Elvis and the Colonel met with RCA executives, including president Larry Kanaga and publicity director Anne Fulchino.
A photo shoot by William 'Popsie' Randolf had been arranged with photos of Elvis and the Colonel, Elvis and Steve Sholes and Elvis and fellow RCA recording artists Eddy Arnold which appear below.
Eddie happened to be in New York for a recording session.
But that's not the only reason the two are photographed together. RCA released 2 demo LPs on this very day with Eddie Arnold and Elvis Presley featuring on them. So technically 1955 was the first time Elvis appeared on an LP.
The photo's are taken in RCA's Twenty-Fourth Street studio.
Four of the 'posed' mock recording shots will end up being used on the back of Elvis' first album.
Elvis is genuinely singing in the mock shots, though probably not too seriously and there is a mic there - everything in place except a tape rolling.
Whilst these iconic photos of Elvis were being taken on the eve of his role in changing the future, another act was taking place which also changed the future.
Montgomery Bus Boycott
MONTGOMERY AL (1955) On this date in 1955, 42 year old Rosa Parks, a black seemstress in Montgomery, Alabama, was arrested for not giving up her seat on a city bus to a white rider. The Jim Crow laws of the time required that black persons sit in the back of the bus. Other laws provided separate waiting rooms, water fountains, restrooms, and schools. Rosa Parks was arrested, triggering a bus boycott which lasted 381 days. In November 1956, The United States Supreme Court declared Alabama and Montgomery's segregation laws unconstitutional. An injunction was issued and on December 21, 1956, Dr Martin Luther King and a friend rode in the front seat of a Montgomery city bus. Legal Segregation ended.
Rosa Parks and the Montgomery boycott, changed America, but she was not the first black to risk freedom to end segregation. Among the many who risked arrest and imprisonment was Lieutenant Jackie Robinson, who, in 1944, refused to move to the back of an officially non-segregated bus at Fort Hood Texas. He was arrrested, court martialled and later acquitted, eventually becoming the first black man to break the major league "color barrier". Jackie played his final baseball game just six weeks before the Supreme Court outlawed segregation.[/quote]
A little bit more detail as to the circumstances and how events evolved:
On Thursday evening December 1, 1955, after a long day of work as a seamstress for a Montgomery, Alabama, department store, Rosa Parks boards a city bus to go home.
Tired as she is, Mrs. Parks walks past the first few — mostly empty — rows of seats marked "Whites Only." It's against the law for an African American like her to sit in these seats. She finally settles for a spot in the middle of the bus. Black people are allowed to sit in this section as long as no white person is standing. Though Rosa Parks hates the segregation laws, and has been fighting for civil rights at the NAACP for more than 10 years, until today she has never been one to break rules.
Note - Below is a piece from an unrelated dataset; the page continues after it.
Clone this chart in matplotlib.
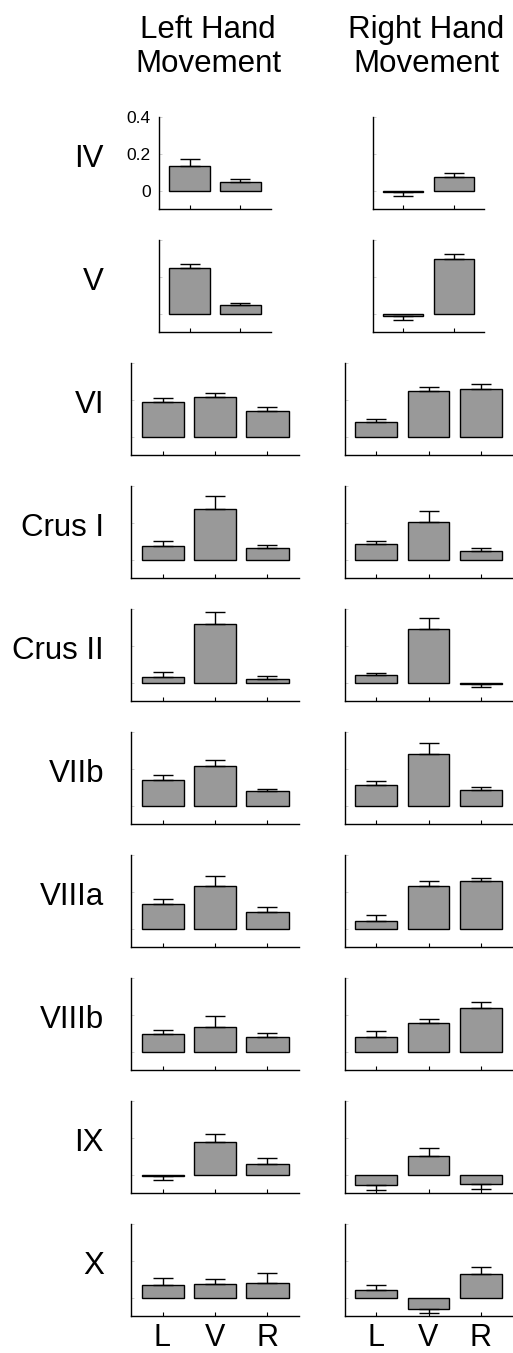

The bus continues along its route. After several more stops the bus is full. The driver notices that all the seats in the "Whites Only" section are now taken, and that more white people have just climbed aboard. He orders the people in Mrs. Parks's row to move to the back of the bus, where there are no open seats. No one budges at first. But when the driver barks at the black passengers a second time, they all get up. . . . . except for Rosa Parks.